Electric Vehicle Numbers Increasing 25% by 2025

BloombergNEF’s (BNEF) latest Long-Term Electric Vehicle Outlook flags that the passenger electric vehicle numbers increasing by 20% CAGR, i.e will grow rapidly in the next few years. The increase is from 6.6 million in 2021 to 21 million in 2025 (or about 25% of all new sales.) The total EV on the road will hit 77 million by 2025 (6% of the total vehicles on the road) and 229 million by 2030, up from 16 million at the end of 2021.
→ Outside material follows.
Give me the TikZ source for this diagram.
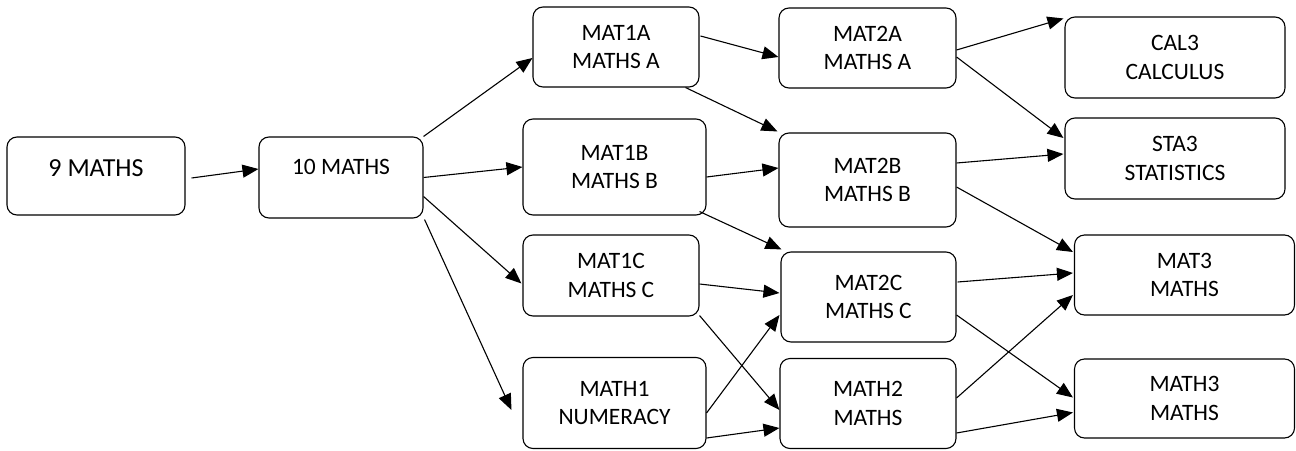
\documentclass[tikz,border=0pt]{standalone}
\usepackage{fontspec}
\setmainfont{Carlito}
\usetikzlibrary{arrows.meta}

\begin{document}
\begin{tikzpicture}[x=1pt,y=-1pt,font=\fontsize{23.5}{28.5}\selectfont,box/.style={draw,line width=1.1pt,rounded corners=10pt,align=center,inner sep=0pt},arr/.style={-{Triangle[length=16pt,width=13pt]},line width=1.1pt}]
\useasboundingbox (0,0) rectangle (1296,450);
\node[box,minimum width=178pt,minimum height=78pt,font=\fontsize{26}{30}\selectfont,text height=8pt,text depth=8pt] (n9) at (96,176) {9 MATHS};
\node[box,minimum width=164pt,minimum height=81pt,text height=4pt,text depth=10pt] (n10) at (341,177.5) {10 MATHS};
\node[box,minimum width=166pt,minimum height=80pt] (mat1a) at (616,47) {MAT1A\\MATHS A};
\node[box,minimum width=183pt,minimum height=96pt] (mat1b) at (614.5,167) {MAT1B\\MATHS B};
\node[box,minimum width=176pt,minimum height=81pt] (mat1c) at (611,275.5) {MAT1C\\MATHS C};
\node[box,minimum width=183pt,minimum height=91pt] (math1) at (614.5,403) {MATH1\\NUMERACY};
\node[box,minimum width=177pt,minimum height=80pt] (mat2a) at (867.5,48) {MAT2A\\MATHS A};
\node[box,minimum width=177pt,minimum height=94pt] (mat2b) at (867.5,180) {MAT2B\\MATHS B};
\node[box,minimum width=175pt,minimum height=90pt] (mat2c) at (868.5,297) {MAT2C\\MATHS C};
\node[box,minimum width=176pt,minimum height=90pt] (math2) at (868,403.5) {MATH2\\MATHS};
\node[box,minimum width=220pt,minimum height=81pt] (cal3) at (1175,57.5) {CAL3\\CALCULUS};
\node[box,minimum width=220pt,minimum height=81pt] (sta3) at (1175,158.5) {STA3\\STATISTICS};
\node[box,minimum width=220pt,minimum height=80pt] (mat3) at (1184.5,275) {MAT3\\MATHS};
\node[box,minimum width=220pt,minimum height=79pt] (math3) at (1184.5,398.5) {MATH3\\MATHS};
% year 9 and 10
\draw[arr] ([shift={(6,2)}]n9.east)--([shift={(0,-8.5)}]n10.west);
\draw[arr] (n10.north east)--([shift={(0,11)}]mat1a.west);
\draw[arr] (n10.east)--(mat1b.west);
\draw[arr] ([shift={(0,19)}]n10.east)--([shift={(-1,8)}]mat1c.west);
\draw[arr] ([shift={(1,1)}]n10.south east)--([shift={(-11,7)}]math1.west);
% year 11
\draw[arr] ([shift={(1,-11)}]mat1a.east)--([shift={(0,9)}]mat2a.west);
\draw[arr] ([shift={(-14,0)}]mat1a.south east)--([shift={(-1,-1)}]mat2b.north west);
\draw[arr] ([shift={(0,10)}]mat1b.east)--([shift={(0,-12)}]mat2b.west);
\draw[arr] ([shift={(-7,-4)}]mat1b.south east)--([shift={(1,-2)}]mat2c.north west);
\draw[arr] ([shift={(0,8.5)}]mat1c.east)--([shift={(-1,-4)}]mat2c.west);
\draw[arr] ([shift={(0,-1)}]mat1c.south east)--([shift={(0,6.5)}]math2.west);
\draw[arr] ([shift={(0,10)}]math1.east)--([shift={(-1,18)}]mat2c.west);
\draw[arr] ([shift={(0,35)}]math1.east)--([shift={(0,24.5)}]math2.west);
% year 12
\draw[arr] ([shift={(0,2)}]mat2a.east)--([shift={(-1,2)}]cal3.north west);
\draw[arr] ([shift={(0,9)}]mat2a.east)--([shift={(-1,-20.5)}]sta3.west);
\draw[arr] ([shift={(0,-17)}]mat2b.east)--([shift={(-1,-4.5)}]sta3.west);
\draw[arr] ([shift={(0,7)}]mat2b.east)--([shift={(-1,-23)}]mat3.west);
\draw[arr] ([shift={(1,-15)}]mat2c.east)--([shift={(-1,-2)}]mat3.west);
\draw[arr] ([shift={(0,18)}]mat2c.east)--([shift={(-1,-1)}]math3.west);
\draw[arr] ([shift={(0,-5.5)}]math2.east)--([shift={(-1,20)}]mat3.west);
\draw[arr] ([shift={(0,29.5)}]math2.east)--([shift={(-1,14)}]math3.west);
\end{tikzpicture}
\end{document}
In context, about there are about 80 million new vehicles each year, and about 1.2 billion total vehicles. About 20% are pickup trucks in the USA and Australia, but generally, sedans and SUVs are the majority in the rest of the world. See Global Car Sales . Bloomberg reports that as of mid-2022, there are about 20 million passenger EVs on the road (including plug-in hybrids), representing 1.5% of the global fleet.

Boston Consulting Group (electric cars finding next gear report, Jun 2022) say global demand for battery-powered cars is racing ahead faster than expected. It has brought forward sales forecasts despite concerns over shortages of batteries and charging infrastructure. The updated forecast for battery electric vehicles (BEVs):

  • In 2025, battery electric vehicles (BEVs) = 20% of global light vehicle sales (up from 11%)
  • By 2028, over 50% of all sales will be electric (3 years earlier than previously predicted)
  • by 2035, 59% more battery electric vehicles sold (up from 45%)

The Bloomberg report in full says that the window to net emissions is closing rapidly and governments need to take firm policy action.

Sales and market in 2021. Bloomberg report Executive summary

Last internal combustion vehicle must be sold by 2038 to achieve net-zero global fleet by 2050; urgent policy action key, especially on heavy commercial vehicles

Bloomberg Net-Zero Road Transport By 2050 Still Possible, As Electric Vehicles Set To Quintuple By 2025 | BloombergNEF (bnef.com)

Bloomberg Warns Heavy Commercial Segment is the Laggard

From Bloomberg Net-Zero Road Transport By 2050 Still Possible, As Electric Vehicles Set To Quintuple By 2025 | BloombergNEF (bnef.com)

Electric Vehicle Numbers Increasing Rapidly Displaces Oil!

As EV uptake continues to grow, they are already displacing 1.5 million barrels of oil demand per day. Most of this is from electric two- and three-wheelers in Asia, but rising passenger EV sales push this to 2.5 million barrels per day by 2025. Some of this change has come from unlikely markets.

  • China has 685,000 electric buses on the road and 195 million electric two-wheelers
  • 17% of light commercial vehicles sales in South Korea were electric in 2021
  • Almost 40% of India’s three-wheeler fleet is already electric

Peak Oil for Transport by 2027

Overall, oil demand from road transport is now set to peak by 2027, according to BNEF’s findings, as electrification spreads to all other areas of road transport beyond passenger cars. Sales of internal combustion engine vehicles already peaked in 2017 and BNEF expects the global fleet of ICE passenger vehicles to start to decline in 2024.

Peak OIl Figure 4: Peak Oil Forecast Source: BP Statistical Review of World Energy 2009, Mihir Mathur, 2009  

Autonomous Cars Will Replace 6 Cars

With the approval of Cruise Autonomous cars in San Francisco in June 2022, the regulatory hurdles are coming down. Autonomous cars will displace up to 6 normal cars – so the prediction by Bloomberg NEF needs to be tempered with this as they do not factor in the rise of AVs. Tesla has indicated that it will introduce a specialised AV within the next 3 years.

Europe – Exponential Growth of EVs

Cleantechnica show there are now 15 European countries that have 15% or more of new-car buyers buying plugin electric cars (full electric cars or plugin hybrids). There are 12 European countries that have 10% or more of new-car buyers buying full electric vehicles (BEVs). China also passed those milestones in 2021 (15% plugin vehicle share and 12% BEV share). Shanghai has over 50% just 2 years later. The data shows several countries have gone from ~2% of new car sales being fully electric to 10%+ being fully electric in just two years. It took Norway three to four years to make a similar climb. The question now is: does the growth level off a bit or does it keep spiking in these countries?